On an almost cyclical basis, he used press conferences and interviews to deliver pointed, detailed critiques of individual players. What might have been framed as internal correction became a public spectacle. Statements veered from clumsy to flatly inaccurate. Promises about roles and hierarchies were made, then quietly broken. When challenged, he often bristled, sounding patronising rather than authoritative – a tone that surfaced repeatedly during the World Cup.

Kroos, Neuer, Kimmich – and a coach who wouldn’t settle

On the pitch, the decisions were just as damaging.

Toni Kroos’ return for the Euros worked. The veteran’s calm and passing range stabilised a team that had long lacked control. Buoyed by that success, Nagelsmann doubled down on experience for this World Cup, hauling 40-year-old Manuel Neuer out of international retirement after insisting he would not do so.

The cost was clear. Oliver Baumann, superb through qualifying and finally in line for his moment, was abruptly shunted aside. The process was handled poorly and, in the end, pointlessly. Neuer did nothing in this tournament that Baumann could not have delivered. The gamble brought no uplift, only friction and doubt.
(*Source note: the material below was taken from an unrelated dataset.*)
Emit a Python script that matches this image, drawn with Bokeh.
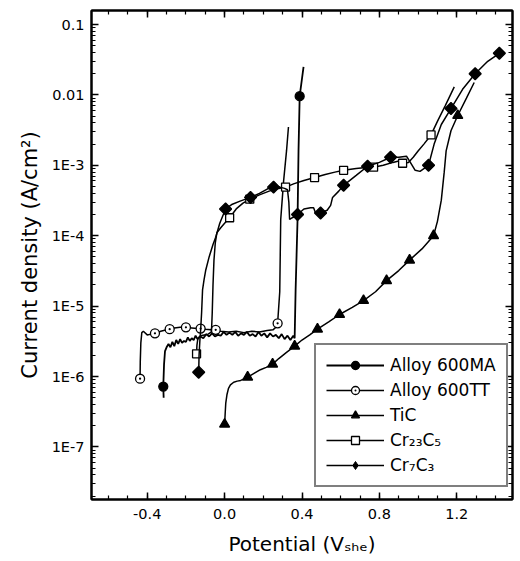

Then came Joshua Kimmich. Once the heartbeat of Germany’s midfield, then a world-class right-back, he became the symbol of Nagelsmann’s tinkering. Even in the decisive defeat to Paraguay, the captain was shuffled between right-back and central midfield. It screamed indecision. In a must-win game, Germany’s leader on the pitch was treated like a movable piece in a tactical experiment.

The performance matched the confusion. Paraguay did not just edge Germany; they exposed them. The display was a comprehensive failure, entirely in keeping with what this team had shown since the Euros. Beyond a brief second-half surge against minnows Curaçao, Germany never looked like a side ready to challenge the world’s best.
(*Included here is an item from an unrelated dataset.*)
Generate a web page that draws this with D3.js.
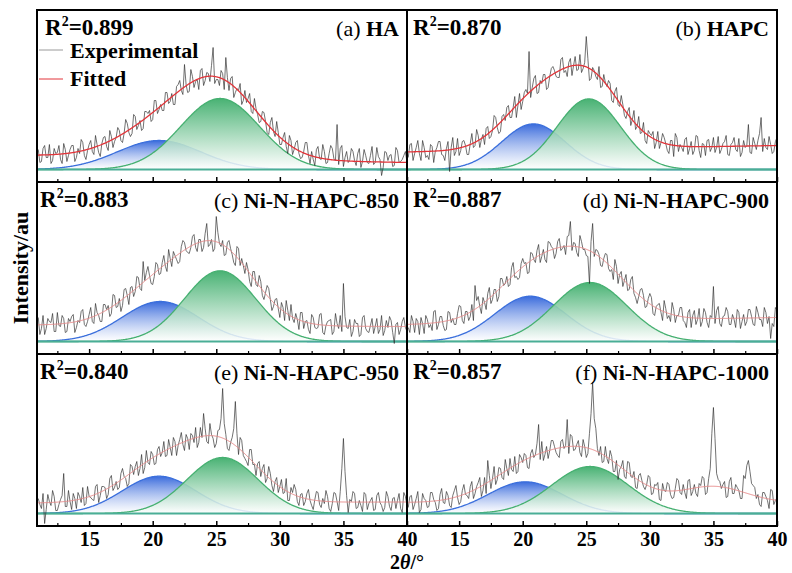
<!DOCTYPE html>
<html>
<head>
<meta charset="utf-8">
<script src="https://cdn.jsdelivr.net/npm/d3@7"></script>
<style>
  body { margin: 0; background: #fff; }
  svg text { font-family: "Liberation Serif", "Times New Roman", serif; font-weight: bold; fill: #000; }
</style>
</head>
<body>
<div id="viz"></div>
<script>
// panel labels
const panelLetters = ["a", "b", "c", "d", "e", "f"];
const sampleNames = ["HA", "HAPC", "Ni-N-HAPC-850", "Ni-N-HAPC-900", "Ni-N-HAPC-950", "Ni-N-HAPC-1000"];
const rSquared = ["0.899", "0.870", "0.883", "0.887", "0.840", "0.857"];

// x axis (the 10.9 end of the right column is unlabelled)
const xTicks = [15, 20, 25, 30, 35, 40];
const xMinorTicks = [12.5, 17.5, 22.5, 27.5, 32.5, 37.5];

// experimental patterns (a.u.): main points at 2theta = 11 + 0.25*k,
// half points in between at 11.125 + 0.25*k
const thetaStart = 11, thetaStep = 0.25;
const expHA = [20,8,24,12,6,21,17,10,26,8, 20,24,12,16,27,10,25,18,34,17, 26,33,19,33,28,42,29,36,46,33,
  55,40,49,41,58,59,50,69,60,59, 77,66,76,65,85,79,105,77,100,82, 90,99,84,97,88,122,90,84,96,112,
  79,93,77,79,65,79,71,58,71,55, 48,57,37,47,38,48,25,32,23,34, 15,27,16,12,27,14,18,4,23,10,
  18,7,24,11,45,21,3,18,10,18, 4,21,8,14,6,23,7,13,-6,18, 9,15,4,19,8,14,7];
const expHAHalf = [7,21,12,25,9,16,24,6,20,14, 24,8,21,30,14,19,29,15,25,13, 32,23,39,22,32,39,27,50,37,36,
  53,44,39,58,56,48,69,56,65,59, 77,68,65,83,89,75,85,78,93,88, 80,101,89,96,104,86,90,99,80,92,
  91,72,81,86,69,67,76,56,61,47, 58,48,35,52,33,37,25,37,16,29, 20,29,11,18,27,6,10,20,11,25,
  6,16,21,9,5,24,12,7,21,9, 16,2,20,7,14,5,22,10,2,17, 14,3,22,7,10,18];
const expHAPC = [12,26,16,29,9,22,14,25,7,22, 28,14,21,-2,32,18,14,28,24,15, 36,24,34,30,25,43,33,54,42,38,
  55,62,52,62,52,76,68,80,118,82, 94,77,86,95,82,101,99,92,110,97, 93,111,104,99,115,101,133,89,102,93,
  103,83,87,89,69,78,65,74,54,58, 44,59,43,36,47,26,36,38,27,21, 36,26,16,29,36,18,22,30,15,28,
  19,33,12,25,29,18,32,22,16,26, 34,14,27,20,31,17,22,45,16,26, 29,52,31,20,25,18,32];
const expHAPCHalf = [25,9,22,16,29,12,10,23,18,28, 15,9,28,22,14,31,19,29,15,26, 22,40,22,35,41,31,39,52,36,53,
  49,64,52,73,64,60,77,76,72,91, 76,89,95,80,93,103,93,92,112,99, 107,94,113,100,97,107,111,91,99,90,
  82,95,83,86,67,82,63,65,51,62, 50,40,53,37,29,39,34,21,38,27, 32,19,29,13,32,25,18,32,21,15,
  34,19,26,14,30,22,17,33,20,28, 15,25,32,18,13,29,24,17,32,20, 36,18,22,33,16,28];
const exp850 = [24,13,7,23,19,10,29,15,23,10, 20,27,14,19,32,15,27,20,38,26, 20,37,36,28,46,35,30,52,46,54,
  45,65,53,80,69,66,57,79,67,79, 75,92,75,86,78,95,99,89,94,107, 90,102,94,118,97,90,125,98,101,87,
  101,87,76,93,83,68,72,55,70,55, 60,42,56,42,35,43,24,34,41,21, 23,28,12,29,20,12,27,14,14,28,
  7,20,22,10,18,26,58,14,22,10, 18,5,24,13,9,23,15,8,26,11, 14,21,-2,19,12,24,10];
const exp850Half = [7,26,13,20,28,10,16,26,9,23, 25,9,21,30,17,20,34,18,29,20, 37,32,25,47,34,43,36,53,37,55,
  50,64,51,61,75,58,65,77,68,86, 70,83,90,82,80,101,91,88,105,94, 102,90,108,95,102,93,109,95,86,99,
  93,79,95,76,76,79,60,70,57,66, 46,49,53,31,42,33,39,21,31,37, 19,22,29,13,21,8,24,13,27,9,
  16,21,7,28,13,10,25,13,5,22, 18,7,26,10,16,8,23,12,6,21, 25,9,17,7,20,14];
const exp900 = [14,26,9,20,24,8,22,17,30,12, 25,16,12,29,23,17,36,21,30,21, 37,56,45,28,39,48,38,52,40,63,
  56,65,57,79,65,64,83,79,69,88, 79,97,85,82,100,95,83,100,91,96, 105,120,99,89,106,92,86,58,118,92,
  87,75,88,73,72,82,58,70,61,51, 62,48,38,52,46,35,48,28,35,38, 21,33,26,39,19,26,34,19,29,14,
  31,22,15,33,19,26,55,31,18,25, 34,17,27,14,29,20,16,32,25,16, 29,22,34,18,3,15,31];
const exp900Half = [9,20,23,7,18,26,14,11,31,17, 25,11,30,19,17,28,35,18,30,25, 21,41,35,44,32,54,42,52,45,63,
  58,55,74,64,62,78,78,68,89,82, 91,79,92,79,99,93,88,103,93,87, 106,91,98,85,100,92,85,100,85,91,
  76,83,87,70,62,75,67,55,67,52, 65,44,45,53,34,43,44,26,37,29, 41,23,20,32,26,34,21,14,32,26,
  17,33,20,29,14,24,18,35,15,26, 30,17,22,32,13,27,20,32,17,35, 22,15,29,25,18,34];
const exp950 = [15,5,-10,19,8,17,3,14,40,7, 12,20,5,17,26,10,17,14,27,11, 27,26,19,38,26,24,40,37,27,49,
  39,52,45,40,63,49,59,50,67,61, 57,74,58,72,68,81,63,75,80,71, 66,86,100,72,90,75,70,84,125,79,
  63,76,112,59,73,55,48,64,49,50, 37,49,35,40,22,36,27,20,35,13, 21,24,8,20,12,24,8,14,21,6,
  10,17,2,21,12,22,75,18,14,22, 5,13,2,19,10,16,4,21,8,6, 17,3,16,13,5,21,8];
const exp950Half = [9,20,4,12,23,3,9,18,7,23, 4,15,21,11,8,27,16,13,29,18, 27,15,35,23,32,26,45,35,30,47,
  47,38,59,46,51,62,49,64,57,72, 58,66,76,58,74,69,79,64,78,86, 71,76,85,70,79,66,83,95,90,65,
  71,85,80,76,58,52,64,49,38,52, 45,31,47,28,32,21,34,21,13,26, 29,12,19,8,20,13,4,22,9,15,
  23,5,10,20,3,45,42,1,12,20, 6,8,21,4,13,3,18,11,2,22, 7,15,5,20,1,17];
const exp1000 = [6,18,9,22,4,15,6,21,14,3, 19,11,22,8,18,28,9,23,19,15, 32,20,31,17,36,53,25,47,34,45,
  34,45,55,42,40,59,51,58,45,64, 59,89,72,59,55,73,67,58,72,65, 94,79,63,69,61,74,56,80,131,85,
  58,51,67,50,57,42,34,47,37,52, 37,42,25,40,27,29,36,20,28,14, 30,22,29,15,25,33,19,21,33,18,
  29,17,28,35,21,45,106,40,32,29, 16,32,20,29,23,15,35,53,30,26, 19,7,21,13,24,9,16];
const exp1000Half = [17,4,15,1,20,13,7,21,11,5, 25,10,18,6,23,16,12,29,18,27, 15,27,36,23,20,38,35,29,46,36,
  54,38,44,57,42,56,60,46,60,56, 70,54,53,67,63,73,61,56,74,68, 60,77,64,73,57,67,60,100,95,65,
  67,52,55,63,42,53,44,53,35,51, 36,26,38,33,24,38,19,29,31,13, 23,31,19,16,35,21,29,15,34,22,
  20,30,37,19,35,80,75,34,25,32, 17,36,20,26,15,38,48,42,28,15, 9,21,17,5,23,13];
const experimental = [expHA, expHAPC, exp850, exp900, exp950, exp1000];
const experimentalHalf = [expHAHalf, expHAPCHalf, exp850Half, exp900Half, exp950Half, exp1000Half];

// fitted peaks [centre, height, sigma]
const bluePeaks  = [[20.5, 29, 3.3], [20.85, 45.6, 2.5], [20.6, 40, 3.0], [20.6, 45.3, 2.8], [20.5, 37.3, 2.9], [20.2, 31.7, 2.9]];
const greenPeaks = [[25.3, 71, 3.1], [25.2, 70.6, 2.5], [25.3, 70.7, 2.8], [25.3, 59, 2.9], [25.5, 56, 2.8], [25.3, 47, 3.0]];
const extraPeaks = [[], [], [], [], [], [[35.0, 16, 2.5]]];
// linear background [at 11, at 40]
const backgrounds = [[14, 7], [17.6, 24], [16.5, 15], [17, 24], [10.5, 11.5], [11, 11]];

const W = 792, H = 573;
const margin = {left: 37, top: 10},
      panelW = 370, panelH = 172;
const serif = '"Liberation Serif", "Times New Roman", serif';

const svg = d3.select("#viz").append("svg")
    .attr("width", W).attr("height", H);

const x = d3.scaleLinear().domain([10.9, 40]).range([0, panelW]);
const y = d3.scaleLinear().domain([-12.5, 159.5]).range([panelH, 0]);

const defs = svg.append("defs");
function vGrad(id, top, topOp, bottomOp) {
  const g = defs.append("linearGradient").attr("id", id)
    .attr("x1", 0).attr("y1", 0).attr("x2", 0).attr("y2", 1);
  g.append("stop").attr("offset", "0%").attr("stop-color", top).attr("stop-opacity", topOp);
  g.append("stop").attr("offset", "100%").attr("stop-color", "#ffffff").attr("stop-opacity", bottomOp);
}
vGrad("blueGrad", "#3a6bdc", 1, 0.6);
vGrad("greenGrad", "#3fae6c", 0.95, 0.85);

const gauss = (t, p) => p[1] * Math.exp(-((t - p[0]) ** 2) / (2 * p[2] * p[2]));
const thetaFine = d3.range(10.9, 40.0001, 0.05);

const line = d3.line().x(d => x(d[0])).y(d => y(d[1]));
const area = d3.area().x(d => x(d[0])).y0(y(0)).y1(d => y(d[1]));

panelLetters.forEach((letter, i) => {
  const col = i % 2, row = Math.floor(i / 2);
  const g = svg.append("g")
    .attr("transform", `translate(${margin.left + col * panelW},${margin.top + row * panelH})`);

  defs.append("clipPath").attr("id", "clip" + i)
    .append("rect").attr("width", panelW).attr("height", panelH);
  const plot = g.append("g").attr("clip-path", `url(#clip${i})`);

  const bg = backgrounds[i];
  const bgAt = t => bg[0] + (bg[1] - bg[0]) * (t - 11) / 29;
  const blue = thetaFine.map(t => [t, gauss(t, bluePeaks[i])]);
  const green = thetaFine.map(t => [t, gauss(t, greenPeaks[i])]);
  const fit = thetaFine.map(t => [t,
    bgAt(t) + gauss(t, bluePeaks[i]) + gauss(t, greenPeaks[i]) +
    d3.sum(extraPeaks[i], p => gauss(t, p))]);

  // interleave main and half points
  const half = experimentalHalf[i];
  const expPts = d3.merge(experimental[i].map((v, k) => {
    const t = thetaStart + k * thetaStep;
    return k < half.length ? [[t, v], [t + thetaStep / 2, half[k]]] : [[t, v]];
  }));

  plot.append("path").attr("d", area(blue)).attr("fill", "url(#blueGrad)");
  plot.append("path").attr("d", line(blue)).attr("fill", "none")
    .attr("stroke", "#3b6fdc").attr("stroke-width", 1.3);
  plot.append("path").attr("d", area(green)).attr("fill", "url(#greenGrad)");
  plot.append("path").attr("d", line(green)).attr("fill", "none")
    .attr("stroke", "#46b071").attr("stroke-width", 1.3);

  // zero line
  plot.append("line")
    .attr("x1", 0).attr("x2", panelW).attr("y1", y(0)).attr("y2", y(0))
    .attr("stroke", "#4aae96").attr("stroke-width", 2);

  plot.append("path").attr("d", line(expPts)).attr("fill", "none")
    .attr("stroke", "#2e2e2e").attr("stroke-width", 0.75).attr("stroke-opacity", 0.9);

  plot.append("path").attr("d", line(fit)).attr("fill", "none")
    .attr("stroke", i < 2 ? "#e2353a" : "#e88a8a")
    .attr("stroke-width", i < 2 ? 1.3 : 1);

  // ticks on bottom edge, pointing inward
  const ax = g.append("g").attr("transform", `translate(0,${panelH})`)
    .call(d3.axisBottom(x).tickValues(xTicks).tickSizeInner(-5).tickSizeOuter(0)
      .tickFormat(row === 2 ? d3.format("d") : ""));
  ax.select(".domain").remove();
  ax.selectAll(".tick line").attr("stroke", "#000").attr("stroke-width", 1.5);
  ax.selectAll(".tick text")
    .attr("y", 20).attr("dy", 0)
    .style("font-family", serif).style("font-size", "20px").style("font-weight", "bold");

  const mx = g.append("g").attr("transform", `translate(0,${panelH})`)
    .call(d3.axisBottom(x).tickValues(xMinorTicks).tickSizeInner(-3).tickSizeOuter(0).tickFormat(""));
  mx.select(".domain").remove();
  mx.selectAll(".tick line").attr("stroke", "#000").attr("stroke-width", 1.2);

  // R^2
  const rx = col === 1 ? 6 : (i === 0 ? 8 : 3);
  const rt = g.append("text").attr("x", rx).attr("y", 25).attr("font-size", 23);
  rt.append("tspan").text("R");
  rt.append("tspan").attr("font-size", 14).attr("dy", -9).text("2");
  rt.append("tspan").attr("dy", 9).text("=" + rSquared[i]);

  // sample label
  const st = g.append("text").attr("x", panelW - 8).attr("y", 26)
    .attr("font-size", 22).attr("text-anchor", "end");
  st.append("tspan").attr("font-weight", "normal").text(`(${letter}) `);
  st.append("tspan").text(sampleNames[i]);

  // legend in first panel
  if (i === 0) {
    const leg = [["Experimental", "#9a9a9a", 40, 48], ["Fitted", "#e2353a", 69, 76]];
    leg.forEach(([name, colr, ly, ty]) => {
      g.append("line").attr("x1", 2).attr("x2", 26).attr("y1", ly).attr("y2", ly)
        .attr("stroke", colr).attr("stroke-width", 1);
      g.append("text").attr("x", 33).attr("y", ty).attr("font-size", 22).text(name);
    });
  }

  g.append("rect").attr("width", panelW).attr("height", panelH)
    .attr("fill", "none").attr("stroke", "#000").attr("stroke-width", 2);
});

// axis titles
const xt = svg.append("text")
  .attr("x", margin.left + panelW).attr("y", 568.5)
  .attr("text-anchor", "middle").attr("font-size", 20);
xt.append("tspan").text("2");
xt.append("tspan").attr("font-style", "italic").text("θ");
xt.append("tspan").text("/°");

svg.append("text")
  .attr("transform", `translate(28,${margin.top + panelH * 1.5}) rotate(-90)`)
  .attr("text-anchor", "middle").attr("font-size", 22)
  .text("Intensity/au");
</script>
</body>
</html>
They were blunt in attack, fragile at the back and repeatedly outmanoeuvred by ordinary opposition: Ivory Coast, Ecuador, Paraguay. Strip away the sentiment, and this campaign was even more disappointing than 2022, when Germany at least dug out a draw against Spain.

Coaching that never clicked

Inside the dressing room, the players closed ranks. After elimination, they took collective responsibility and publicly shielded Nagelsmann from blame. That speaks to the character of the squad.
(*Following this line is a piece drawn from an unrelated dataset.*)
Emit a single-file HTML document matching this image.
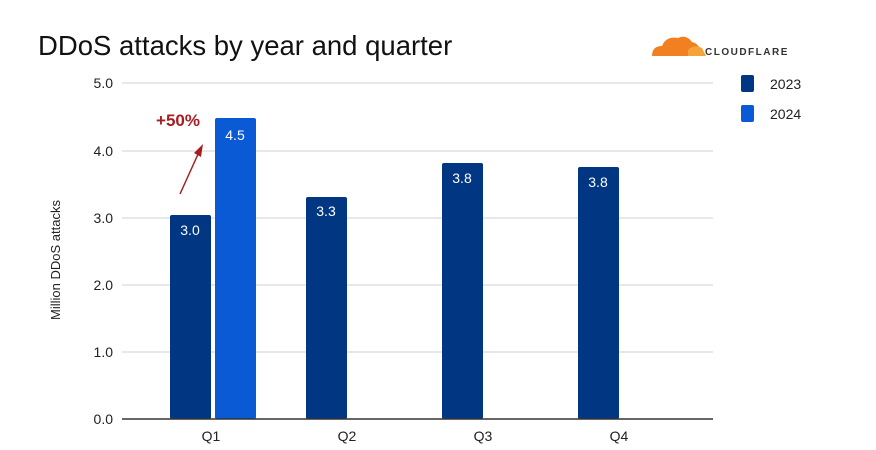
<!DOCTYPE html>
<html><head><meta charset="utf-8"><style>
body{margin:0;background:#fff;width:876px;height:445px;overflow:hidden}
svg text{font-family:"Liberation Sans",sans-serif}
</style></head><body>
<svg width="876" height="445" viewBox="0 0 876 445">
<text x="38" y="55" font-size="27.5" fill="#111">DDoS attacks by year and quarter</text>
<g>
<path d="M652 56 Q652 46 662 46 Q666 36 678 38 Q686 34 692 42 Q700 44 700 52 L700 56 Z" fill="#f38020"/>
<path d="M688 50 Q694 44 702 48 L706 56 L688 56 Z" fill="#f6a23a"/>
<text x="705" y="55" font-size="10" font-weight="bold" fill="#333" letter-spacing="1.5">CLOUDFLARE</text>
</g>
<g stroke="#d9d9d9" stroke-width="1.3">
<line x1="122" y1="83" x2="713" y2="83"/>
<line x1="122" y1="151" x2="713" y2="151"/>
<line x1="122" y1="218" x2="713" y2="218"/>
<line x1="122" y1="285" x2="713" y2="285"/>
<line x1="122" y1="352" x2="713" y2="352"/>
</g>
<g font-size="14" fill="#222" text-anchor="end">
<text x="113" y="88">5.0</text><text x="113" y="156">4.0</text><text x="113" y="223">3.0</text>
<text x="113" y="290">2.0</text><text x="113" y="357">1.0</text><text x="113" y="424">0.0</text>
</g>
<text transform="translate(60,260) rotate(-90)" font-size="13" fill="#222" text-anchor="middle">Million DDoS attacks</text>
<g fill="#003682">
<rect x="170" y="215" width="41" height="204" rx="2"/>
<rect x="306" y="197" width="41" height="222" rx="2"/>
<rect x="442" y="163" width="41" height="256" rx="2"/>
<rect x="578" y="167" width="41" height="252" rx="2"/>
</g>
<rect x="215" y="118" width="41" height="301" rx="2" fill="#0a5ad6"/>
<line x1="122" y1="419" x2="713" y2="419" stroke="#333" stroke-width="1.5"/>
<g font-size="14" fill="#fff" text-anchor="middle">
<text x="190" y="235">3.0</text><text x="235" y="140">4.5</text>
<text x="326" y="216">3.3</text><text x="462" y="183">3.8</text><text x="598" y="187">3.8</text>
</g>
<g font-size="14" fill="#222" text-anchor="middle">
<text x="211" y="441">Q1</text><text x="347" y="441">Q2</text><text x="483" y="441">Q3</text><text x="619" y="441">Q4</text>
</g>
<text x="178" y="126" font-size="17" font-weight="bold" fill="#a61e22" text-anchor="middle">+50%</text>
<line x1="180" y1="194" x2="199" y2="152" stroke="#a61e22" stroke-width="1.5"/>
<polygon points="203,144 201,157 194,153" fill="#a61e22"/>
<rect x="741" y="75" width="13" height="17" rx="2" fill="#003682"/>
<rect x="741" y="105" width="13" height="17" rx="2" fill="#0a5ad6"/>
<text x="770" y="89" font-size="14" fill="#222">2023</text>
<text x="770" y="119" font-size="14" fill="#222">2024</text>
</svg>
</body></html>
It does not change the core truth. It is the coach’s job to provide a functioning plan. With the talent available – from Jamal Musiala and Florian Wirtz to the experienced spine around them – Germany should not be drifting through tournaments like this.

Nagelsmann’s in-game work came under the same scrutiny as his selections. Substitutions against Ecuador raised eyebrows. The decision to start super-sub Deniz Undav against Paraguay, stripping Germany of his impact from the bench, backfired badly. The team lacked rhythm, lacked clarity, and when the pressure rose, they had no reliable structure to fall back on.

The most uncomfortable twist for Nagelsmann? Every flaw, every misstep, was being broken down on live television by the man many Germans already see as his successor.

Klopp on the touchline – for now, only in the studio

Jürgen Klopp, now Red Bull’s head of soccer, spent the tournament in the pundit’s chair, dissecting Germany’s failings with the same directness that once fuelled his touchline charisma.

“You have to attack down the wings. There’s no alternative,” he told Magenta TV after Germany’s exit. It was a blunt assessment of a team that had played too narrow, too safe, too slowly.

“We all know how well these guys can play, but they didn’t bring that to the pitch. In three months, we’ll be raving about [Florian] Wirtz and [Jamal] Musiala again about how great they are, but not now.

“Paraguay had the opportunity to achieve something, Germany was under pressure to achieve something. Everyone in the stadium thought: Now they’ll turn it around! But we didn’t. We let them off the hook... We can talk about the DFB. We absolutely have to change a few things.”

For a growing section of the fanbase, the “change” is obvious: Klopp in the Germany dugout, leading the national team into Euro 2028 and the 2030 World Cup. The idea alone would ignite a level of euphoria German football has not felt in years.

Klopp, typically, refused to bite when asked in Boston.

“I haven’t thought about that yet. I understand that when the national coach position is discussed, my name is mentioned in some form. But it’s not the moment to really talk about it. There’s nothing to say about it. I have a job that I enjoy very much. As far as I know, it’s not a part-time job.”

The message was cautious, but the door was not slammed shut.

DFB at the crossroads – again

Inside the DFB, Nagelsmann still has public backing from the players and from sporting director Rudi Völler. On paper, that buys time. In reality, time is exactly what Germany do not have.

They have already lived through the danger of waiting too long – first with Löw, then with Flick. Both times, sentiment and loyalty trumped hard judgment. Both times, the reset came only after another tournament was wasted.

They cannot afford a third.

If the DFB believe Nagelsmann is no longer the man to lead this squad, they must act with a ruthlessness that has been missing for almost a decade. They must also recognise a simple truth: Klopp will not wait forever.